Figure [fig-framing-ofdmflexframe_performance]. Performance of the ofdmflexframe structure with \(M=64\) subcarriers (default allocation).

[ref:fig-framing-ofdmflexframe_performance] shows the performance characteristics of the ofdmflexframe structure for\(M=64\) subcarriers with default subcarrier allocation. The frame can be detected with a 90% probability with an SNR level of just -0.4 dB. Furthermore, the probability of detecting the frame and decoding the header reaches 90% at just 2.6 dB SNR. Decoding the remainder of the frame depends on many factors such as the modulation scheme and forward error-correction schemes applied.
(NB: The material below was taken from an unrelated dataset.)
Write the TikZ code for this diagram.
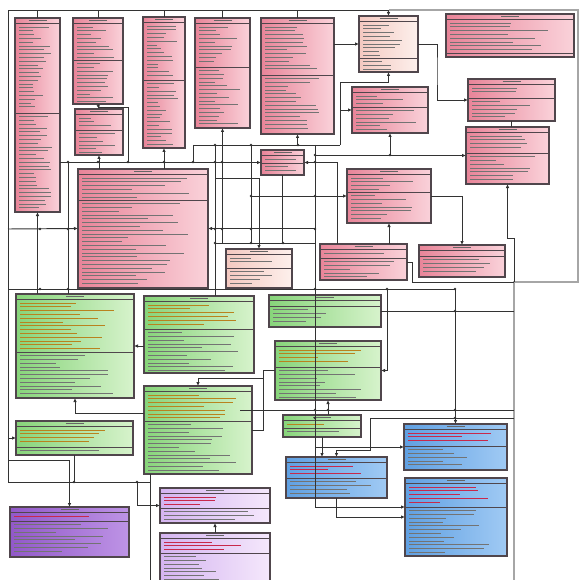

Here are a few general guidelines for good performance:

  • Equalization improves with more subcarriers, but the carrier frequency offset requirements have tighter restrictions;
  • While the interface supports nearly any number of subcarriers desired, synchronization greatly improves with at least \(M=32\) active (pilot/data) subcarriers;
  • More pilot subcarriers can improve performance in low SNR environments at the penalty of reduced throughput (fewer subcarriers are allocated for data);
  • Increasing the cyclic prefix is really only necessary for high multi-path environment with a large delay spread. Capacity can be increased for most short-range applications by reducing the cyclic prefix to 4 samples, regardless of the number of subcarriers;
  • Most hardware have highly non-linear RF front ends (mixers, amplifiers, etc.) which require a transmit power back-off by a few dB to ensure linearity, particularly when many subcarriers are used.